-- Begin EXERCISE DATA --

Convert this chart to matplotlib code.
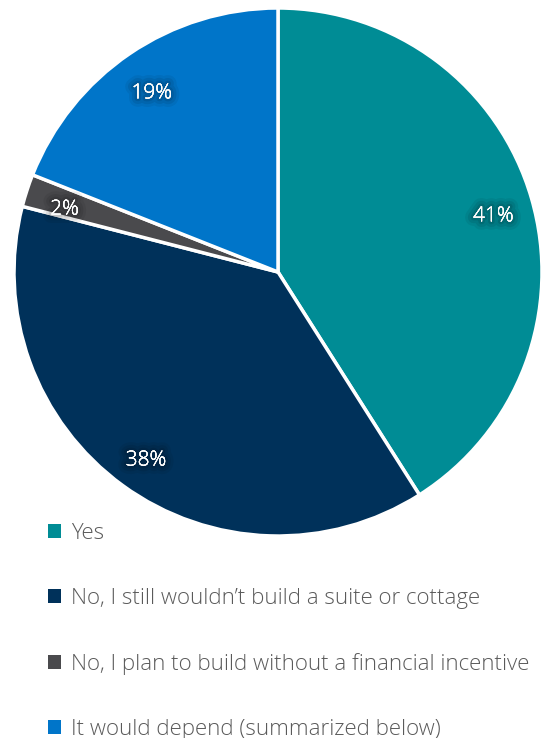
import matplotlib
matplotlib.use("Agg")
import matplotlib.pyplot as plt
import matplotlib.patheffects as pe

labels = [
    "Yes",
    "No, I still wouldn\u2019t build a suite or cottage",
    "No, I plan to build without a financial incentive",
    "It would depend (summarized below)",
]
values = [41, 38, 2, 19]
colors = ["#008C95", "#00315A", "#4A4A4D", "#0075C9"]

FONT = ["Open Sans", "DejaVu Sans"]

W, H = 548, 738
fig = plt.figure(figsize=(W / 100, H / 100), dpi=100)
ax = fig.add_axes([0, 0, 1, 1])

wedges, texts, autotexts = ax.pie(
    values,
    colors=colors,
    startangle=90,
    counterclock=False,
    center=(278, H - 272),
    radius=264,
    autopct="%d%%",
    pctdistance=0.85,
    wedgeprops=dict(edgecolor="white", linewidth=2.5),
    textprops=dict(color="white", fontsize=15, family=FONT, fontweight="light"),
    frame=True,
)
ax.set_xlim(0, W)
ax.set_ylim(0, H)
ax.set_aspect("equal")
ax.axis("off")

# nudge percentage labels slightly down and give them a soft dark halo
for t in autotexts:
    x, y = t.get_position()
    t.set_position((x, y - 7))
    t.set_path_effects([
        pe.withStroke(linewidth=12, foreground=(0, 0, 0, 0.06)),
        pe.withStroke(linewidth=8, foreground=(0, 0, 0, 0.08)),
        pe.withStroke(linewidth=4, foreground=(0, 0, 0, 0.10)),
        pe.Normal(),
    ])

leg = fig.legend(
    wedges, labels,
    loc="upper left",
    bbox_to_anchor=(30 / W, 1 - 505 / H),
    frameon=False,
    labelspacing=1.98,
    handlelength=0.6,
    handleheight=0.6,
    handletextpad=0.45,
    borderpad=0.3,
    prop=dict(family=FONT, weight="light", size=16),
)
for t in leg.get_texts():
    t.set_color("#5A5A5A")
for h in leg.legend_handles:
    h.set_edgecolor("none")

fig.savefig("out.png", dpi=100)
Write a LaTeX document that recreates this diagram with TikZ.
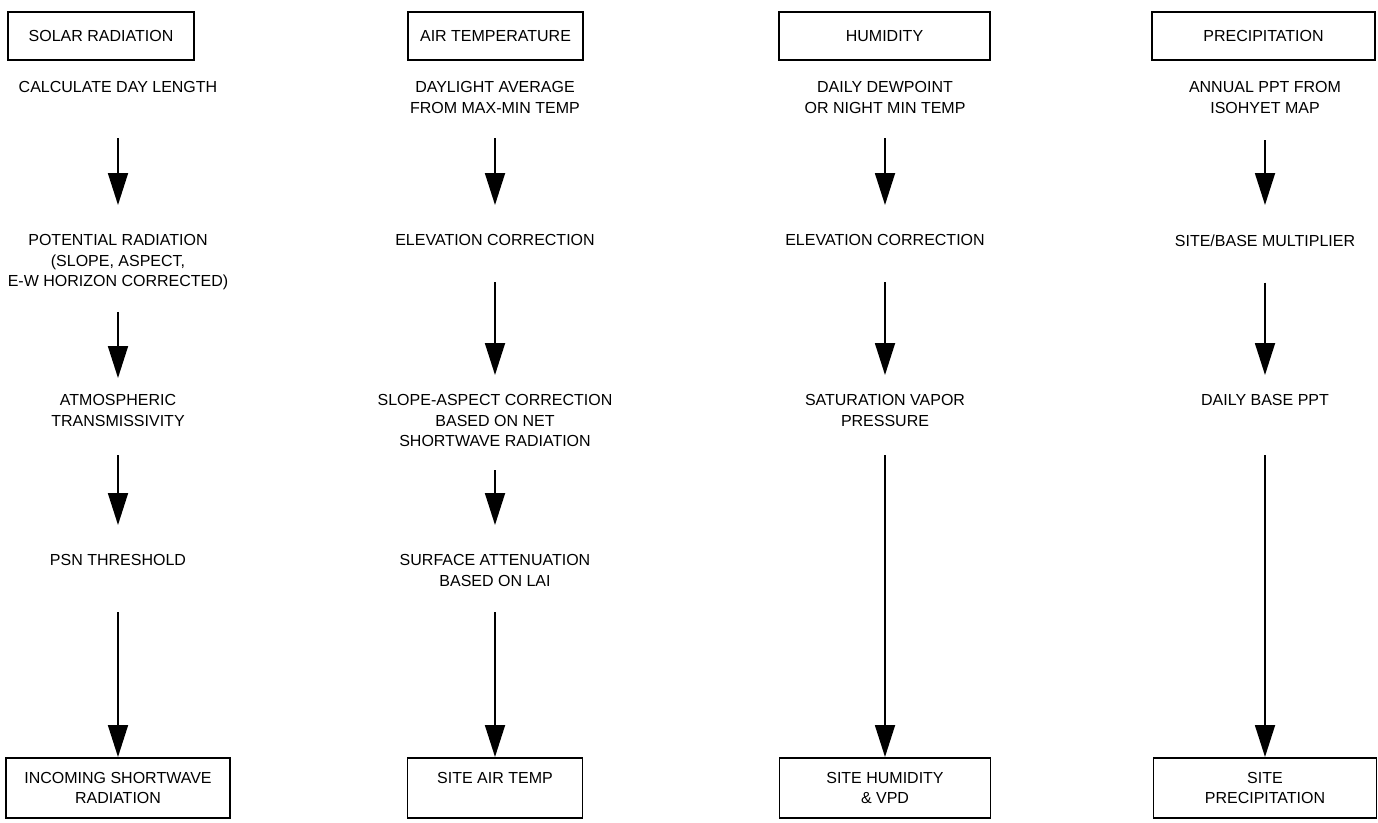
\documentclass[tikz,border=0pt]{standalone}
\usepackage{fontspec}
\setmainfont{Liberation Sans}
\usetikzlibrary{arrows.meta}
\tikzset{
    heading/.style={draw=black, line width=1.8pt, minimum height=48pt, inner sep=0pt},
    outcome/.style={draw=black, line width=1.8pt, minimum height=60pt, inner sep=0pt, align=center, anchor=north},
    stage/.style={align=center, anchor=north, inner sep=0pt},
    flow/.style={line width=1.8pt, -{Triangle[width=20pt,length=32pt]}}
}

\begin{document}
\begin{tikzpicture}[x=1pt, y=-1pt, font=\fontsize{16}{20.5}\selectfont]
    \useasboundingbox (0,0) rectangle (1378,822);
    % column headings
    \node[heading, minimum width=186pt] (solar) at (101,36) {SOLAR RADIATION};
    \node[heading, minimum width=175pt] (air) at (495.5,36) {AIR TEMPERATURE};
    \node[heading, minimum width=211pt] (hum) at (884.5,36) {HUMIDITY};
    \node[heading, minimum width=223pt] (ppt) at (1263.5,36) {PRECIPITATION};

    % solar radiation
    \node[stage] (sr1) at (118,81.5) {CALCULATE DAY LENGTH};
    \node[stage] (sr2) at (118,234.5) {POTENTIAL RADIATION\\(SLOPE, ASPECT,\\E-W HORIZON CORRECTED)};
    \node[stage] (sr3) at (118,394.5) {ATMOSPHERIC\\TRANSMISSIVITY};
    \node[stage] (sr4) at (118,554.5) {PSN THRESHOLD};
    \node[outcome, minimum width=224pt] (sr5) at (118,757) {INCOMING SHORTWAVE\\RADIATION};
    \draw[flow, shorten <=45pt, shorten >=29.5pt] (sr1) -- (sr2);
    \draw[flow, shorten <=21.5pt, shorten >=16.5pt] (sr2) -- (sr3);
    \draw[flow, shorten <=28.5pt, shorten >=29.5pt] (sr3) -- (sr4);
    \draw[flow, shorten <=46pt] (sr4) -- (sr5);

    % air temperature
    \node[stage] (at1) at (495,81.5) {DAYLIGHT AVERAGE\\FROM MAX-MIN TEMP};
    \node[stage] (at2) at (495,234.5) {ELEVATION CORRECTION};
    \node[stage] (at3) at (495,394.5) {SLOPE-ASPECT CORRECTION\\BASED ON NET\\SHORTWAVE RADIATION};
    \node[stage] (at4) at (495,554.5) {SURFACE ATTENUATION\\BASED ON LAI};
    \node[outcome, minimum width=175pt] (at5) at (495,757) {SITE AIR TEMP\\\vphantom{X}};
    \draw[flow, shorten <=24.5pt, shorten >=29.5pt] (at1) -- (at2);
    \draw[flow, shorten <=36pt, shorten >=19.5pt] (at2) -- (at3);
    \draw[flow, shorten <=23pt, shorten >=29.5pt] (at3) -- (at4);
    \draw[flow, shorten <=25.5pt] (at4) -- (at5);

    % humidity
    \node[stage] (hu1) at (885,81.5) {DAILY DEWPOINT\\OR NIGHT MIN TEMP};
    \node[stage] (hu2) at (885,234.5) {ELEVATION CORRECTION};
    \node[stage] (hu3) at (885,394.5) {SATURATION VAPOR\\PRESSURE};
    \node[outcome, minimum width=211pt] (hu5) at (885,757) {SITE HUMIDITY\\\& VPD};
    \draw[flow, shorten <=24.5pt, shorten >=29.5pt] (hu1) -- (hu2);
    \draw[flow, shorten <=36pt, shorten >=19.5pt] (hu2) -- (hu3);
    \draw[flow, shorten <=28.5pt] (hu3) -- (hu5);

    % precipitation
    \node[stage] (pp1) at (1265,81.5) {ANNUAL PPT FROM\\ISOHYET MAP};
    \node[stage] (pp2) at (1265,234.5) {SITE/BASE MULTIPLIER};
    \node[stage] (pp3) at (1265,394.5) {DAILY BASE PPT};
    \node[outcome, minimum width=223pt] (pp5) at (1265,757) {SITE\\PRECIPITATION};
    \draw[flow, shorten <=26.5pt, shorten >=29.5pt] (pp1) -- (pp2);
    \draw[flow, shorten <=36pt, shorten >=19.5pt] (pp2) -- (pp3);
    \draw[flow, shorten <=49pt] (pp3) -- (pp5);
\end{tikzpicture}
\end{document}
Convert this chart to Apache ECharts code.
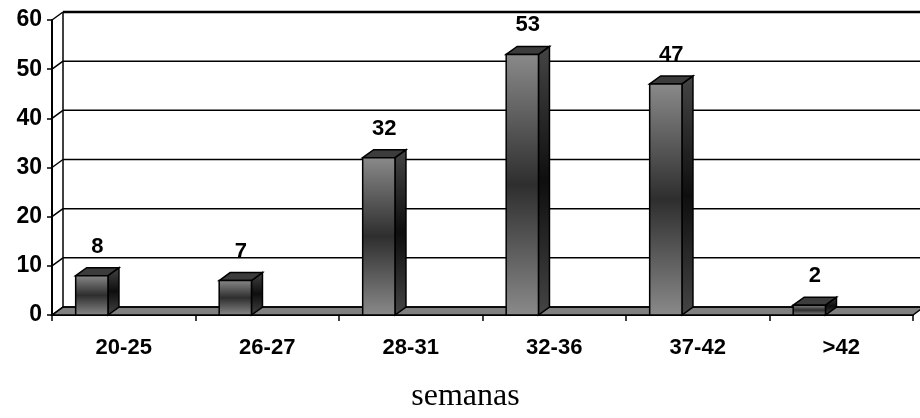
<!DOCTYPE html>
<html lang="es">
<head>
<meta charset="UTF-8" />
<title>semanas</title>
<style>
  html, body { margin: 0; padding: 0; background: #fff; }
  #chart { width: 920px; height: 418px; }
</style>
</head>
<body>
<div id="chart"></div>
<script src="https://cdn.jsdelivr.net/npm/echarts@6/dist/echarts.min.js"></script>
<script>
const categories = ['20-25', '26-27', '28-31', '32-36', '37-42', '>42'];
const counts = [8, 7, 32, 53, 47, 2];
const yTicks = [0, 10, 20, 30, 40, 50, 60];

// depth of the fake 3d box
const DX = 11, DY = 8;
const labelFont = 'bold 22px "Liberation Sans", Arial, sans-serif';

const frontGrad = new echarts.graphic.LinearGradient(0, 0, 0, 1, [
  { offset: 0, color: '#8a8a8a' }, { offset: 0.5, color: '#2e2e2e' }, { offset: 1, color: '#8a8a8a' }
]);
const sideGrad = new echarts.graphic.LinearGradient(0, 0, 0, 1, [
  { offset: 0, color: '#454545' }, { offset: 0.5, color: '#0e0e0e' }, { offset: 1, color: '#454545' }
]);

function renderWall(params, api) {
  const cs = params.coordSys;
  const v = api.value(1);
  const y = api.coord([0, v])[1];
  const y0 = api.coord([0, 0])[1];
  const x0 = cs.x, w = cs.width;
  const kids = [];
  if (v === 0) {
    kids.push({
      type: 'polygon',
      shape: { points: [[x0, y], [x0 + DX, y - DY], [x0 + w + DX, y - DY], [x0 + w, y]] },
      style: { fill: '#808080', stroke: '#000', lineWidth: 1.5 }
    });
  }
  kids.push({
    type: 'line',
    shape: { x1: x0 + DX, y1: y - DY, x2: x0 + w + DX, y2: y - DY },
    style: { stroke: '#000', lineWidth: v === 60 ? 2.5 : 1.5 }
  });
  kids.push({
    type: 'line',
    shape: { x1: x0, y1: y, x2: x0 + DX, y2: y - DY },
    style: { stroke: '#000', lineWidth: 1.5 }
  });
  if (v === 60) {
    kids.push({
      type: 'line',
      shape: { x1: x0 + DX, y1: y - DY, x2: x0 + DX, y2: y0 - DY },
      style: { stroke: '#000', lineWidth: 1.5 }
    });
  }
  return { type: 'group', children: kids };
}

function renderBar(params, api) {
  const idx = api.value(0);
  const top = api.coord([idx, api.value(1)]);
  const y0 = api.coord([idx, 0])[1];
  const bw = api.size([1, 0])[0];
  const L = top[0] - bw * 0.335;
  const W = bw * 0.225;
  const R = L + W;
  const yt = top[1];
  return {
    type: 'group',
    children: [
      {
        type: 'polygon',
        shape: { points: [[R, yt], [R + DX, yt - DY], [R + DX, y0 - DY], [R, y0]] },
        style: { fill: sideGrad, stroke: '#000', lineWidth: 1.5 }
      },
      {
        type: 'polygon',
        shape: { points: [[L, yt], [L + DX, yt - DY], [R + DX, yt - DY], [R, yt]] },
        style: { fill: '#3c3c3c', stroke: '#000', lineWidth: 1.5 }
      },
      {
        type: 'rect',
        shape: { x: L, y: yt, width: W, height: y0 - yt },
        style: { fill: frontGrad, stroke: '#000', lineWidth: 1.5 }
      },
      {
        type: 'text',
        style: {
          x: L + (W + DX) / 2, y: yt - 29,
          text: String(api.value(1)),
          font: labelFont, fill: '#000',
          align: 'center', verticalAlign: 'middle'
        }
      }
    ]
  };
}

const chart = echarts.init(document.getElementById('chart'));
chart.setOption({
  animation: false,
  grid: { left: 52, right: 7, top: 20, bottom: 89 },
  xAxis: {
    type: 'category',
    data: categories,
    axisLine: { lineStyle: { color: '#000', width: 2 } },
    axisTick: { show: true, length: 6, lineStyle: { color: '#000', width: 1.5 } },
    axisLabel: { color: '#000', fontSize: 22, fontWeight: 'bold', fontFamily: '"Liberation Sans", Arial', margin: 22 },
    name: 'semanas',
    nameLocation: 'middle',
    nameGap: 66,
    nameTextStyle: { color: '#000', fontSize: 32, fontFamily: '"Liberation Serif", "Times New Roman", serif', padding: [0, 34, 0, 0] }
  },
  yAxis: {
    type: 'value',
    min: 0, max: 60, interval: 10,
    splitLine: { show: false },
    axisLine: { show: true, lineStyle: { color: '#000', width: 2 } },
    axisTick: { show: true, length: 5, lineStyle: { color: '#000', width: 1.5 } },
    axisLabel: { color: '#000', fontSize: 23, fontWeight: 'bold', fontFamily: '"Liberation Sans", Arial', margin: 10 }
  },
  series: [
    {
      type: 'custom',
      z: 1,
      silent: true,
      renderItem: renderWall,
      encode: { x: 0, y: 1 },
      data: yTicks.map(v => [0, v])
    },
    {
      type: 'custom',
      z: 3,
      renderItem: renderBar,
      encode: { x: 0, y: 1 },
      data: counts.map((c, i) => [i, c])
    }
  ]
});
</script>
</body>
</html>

-- End EXERCISE DATA --

PROBLEM TO WORK ON - Please repeat exactly the data above from its first line to the line that contains "ax = fig.add_axes([0, 0, 1, 1])", inclusive, and leave every picture out.

EXERCISE ANSWER -
Convert this chart to matplotlib code.
import matplotlib
matplotlib.use("Agg")
import matplotlib.pyplot as plt
import matplotlib.patheffects as pe

labels = [
    "Yes",
    "No, I still wouldn\u2019t build a suite or cottage",
    "No, I plan to build without a financial incentive",
    "It would depend (summarized below)",
]
values = [41, 38, 2, 19]
colors = ["#008C95", "#00315A", "#4A4A4D", "#0075C9"]

FONT = ["Open Sans", "DejaVu Sans"]

W, H = 548, 738
fig = plt.figure(figsize=(W / 100, H / 100), dpi=100)
ax = fig.add_axes([0, 0, 1, 1])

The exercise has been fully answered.